A carpet company was fined £8000 after one of their managers suffered a fractured wrist following a slip on some glue that had been left lying on the floor.


Cleaning operations can contribute to slips and trips at work. If at all possible, floors should be washed and cleaned when no other employees are in the area.

However, this is not always practical. If floor cleaning has to be carried out during normal working times, special signs should be posted near to the area so that people can be made aware of any hazards that may be present.

Cones and barriers should be used to prevent people walking over wet floors, especially if they are on well-used routes.

Under no circumstances should cardboard or any other disposable surface be placed over wet floors that are awaiting to be cleaned.

A fast food company was fined £15,000 after an employee slipped on a temporary cover (an ice machine had been leaking and the manager decided to place cardboard over the leak until the shop was less busy with customers). The girl reached out to prevent her falling but her arm came in contact with hot fat. She suffered serious burns to her arm.

Staff Training

A positive attitude towards health and safety can prevent most slips, trips and falls. Workplace training in health and safety goes a long way to increasing awareness.

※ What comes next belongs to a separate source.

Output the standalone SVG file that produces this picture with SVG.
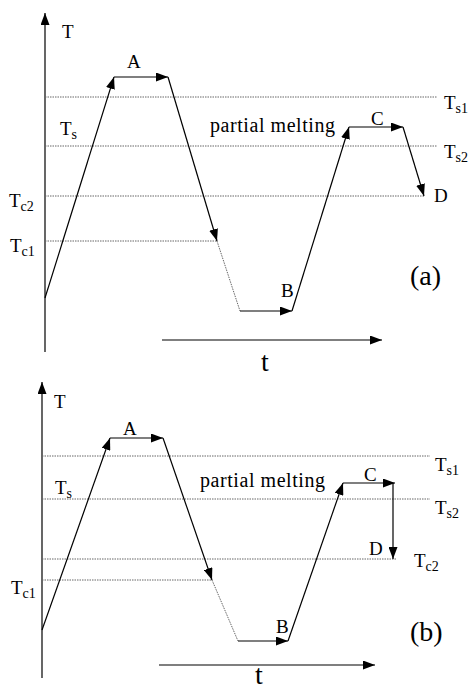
<svg xmlns="http://www.w3.org/2000/svg" width="471" height="691" viewBox="0 0 471 691">
<style>
.ln{stroke:#000;stroke-width:1.2;fill:none}
.ar{marker-end:url(#ah)}
.dt{stroke:#666;stroke-width:1;stroke-dasharray:1.5 1;fill:none}
.tx{font-family:"Liberation Serif","DejaVu Serif","Times New Roman",Times,serif;fill:#000}
.lb{font-size:19px}
.pm{font-size:20px}
.sub{font-size:14px}
.big{font-size:28px}
</style>
<defs>
<marker id="ah" viewBox="0 0 12 9" refX="12" refY="4.5" markerWidth="12" markerHeight="9" orient="auto" markerUnits="userSpaceOnUse"><path d="M0,0L12,4.5L0,9z" fill="#000"/></marker>
</defs>
<rect width="471" height="691" fill="#fff"/>
<g id="connectors">
<line class="ln ar" x1="45" y1="352" x2="45" y2="13"/>
<line class="dt" x1="45" y1="97" x2="437" y2="97"/>
<line class="dt" x1="45" y1="146" x2="437" y2="146"/>
<line class="dt" x1="45" y1="196" x2="425" y2="196"/>
<line class="dt" x1="45" y1="241" x2="217" y2="241"/>
<line class="ln ar" x1="45" y1="298" x2="114" y2="77"/>
<line class="ln ar" x1="114" y1="77" x2="168" y2="77"/>
<line class="ln ar" x1="168" y1="77" x2="217" y2="241"/>
<line class="dt" x1="217" y1="241" x2="240" y2="311"/>
<line class="ln ar" x1="240" y1="311" x2="292" y2="311"/>
<line class="ln ar" x1="292" y1="311" x2="349" y2="127"/>
<line class="ln ar" x1="349" y1="127" x2="403" y2="127"/>
<line class="ln ar" x1="403" y1="127" x2="424" y2="196"/>
<line class="ln ar" x1="162" y1="340" x2="382" y2="340"/>
<line class="ln ar" x1="42" y1="678" x2="42" y2="382"/>
<line class="dt" x1="42" y1="456" x2="430" y2="456"/>
<line class="dt" x1="42" y1="499" x2="430" y2="499"/>
<line class="dt" x1="42" y1="559" x2="397" y2="559"/>
<line class="dt" x1="42" y1="580" x2="212" y2="580"/>
<line class="ln ar" x1="42" y1="630" x2="110" y2="438"/>
<line class="ln ar" x1="110" y1="438" x2="163" y2="438"/>
<line class="ln ar" x1="163" y1="438" x2="212" y2="580"/>
<line class="dt" x1="212" y1="580" x2="238" y2="641"/>
<line class="ln ar" x1="238" y1="641" x2="288" y2="641"/>
<line class="ln ar" x1="288" y1="641" x2="343" y2="483"/>
<line class="ln ar" x1="343" y1="483" x2="395" y2="483"/>
<line class="ln ar" x1="393" y1="483" x2="393" y2="559"/>
<line class="ln ar" x1="159" y1="665" x2="375" y2="665"/>
</g>
<g id="labels-a" class="tx" font-family="Liberation Serif, DejaVu Serif, serif">
<text class="lb" x="62" y="38">T</text>
<text class="lb" x="127" y="68">A</text>
<text class="lb" x="60" y="135">T<tspan class="sub" dy="4">s</tspan></text>
<text class="pm" x="210" y="132" textLength="125" lengthAdjust="spacing">partial melting</text>
<text class="lb" x="371" y="125">C</text>
<text class="lb" x="444" y="109">T<tspan class="sub" dy="4">s1</tspan></text>
<text class="lb" x="444" y="158">T<tspan class="sub" dy="4">s2</tspan></text>
<text class="lb" x="9" y="207">T<tspan class="sub" dy="4">c2</tspan></text>
<text class="lb" x="10" y="252">T<tspan class="sub" dy="4">c1</tspan></text>
<text class="lb" x="434" y="202">D</text>
<text class="lb" x="281" y="297">B</text>
<text class="big" x="410" y="285">(a)</text>
<text class="big" x="261" y="371">t</text>
</g>
<g id="labels-b" class="tx" font-family="Liberation Serif, DejaVu Serif, serif">
<text class="lb" x="54" y="408">T</text>
<text class="lb" x="123" y="435">A</text>
<text class="lb" x="55" y="494">T<tspan class="sub" dy="4">s</tspan></text>
<text class="pm" x="200" y="487" textLength="125" lengthAdjust="spacing">partial melting</text>
<text class="lb" x="364" y="481">C</text>
<text class="lb" x="435" y="471">T<tspan class="sub" dy="4">s1</tspan></text>
<text class="lb" x="435" y="514">T<tspan class="sub" dy="4">s2</tspan></text>
<text class="lb" x="369" y="555">D</text>
<text class="lb" x="414" y="567">T<tspan class="sub" dy="4">c2</tspan></text>
<text class="lb" x="11" y="594">T<tspan class="sub" dy="4">c1</tspan></text>
<text class="lb" x="276" y="633">B</text>
<text class="big" x="410" y="641">(b)</text>
<text class="big" x="255" y="684">t</text>
</g>
</svg>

A ‘see it, sort it’ attitude is always best. The opposite of this is an attitude whereby people leave things they see. Just because one person sees something and is able to avoid an accident, doesn’t mean that everyone else will be able to do the same.

Often, if there is a slip-type hazard, consulting with the workforce is the best thing that can be done. Ask staff what the problem is and how they think it should be fixed. Usually, most staff will come up with simple but effective solutions to problems.


Too much or too little light can have a significant impact slips and trips.

It is essential that changes in level are properly lit and it is also important to avoid glare or unnecessary reflection on surfaces that are prone to be slippery.

By taking simple precautions, the risk of personal injury from a slip, trip or fall at work can be greatly reduced. Taking all the above into consideration and feeding it into your regularly updated workplace risk assessment can help reduce workplace accidents.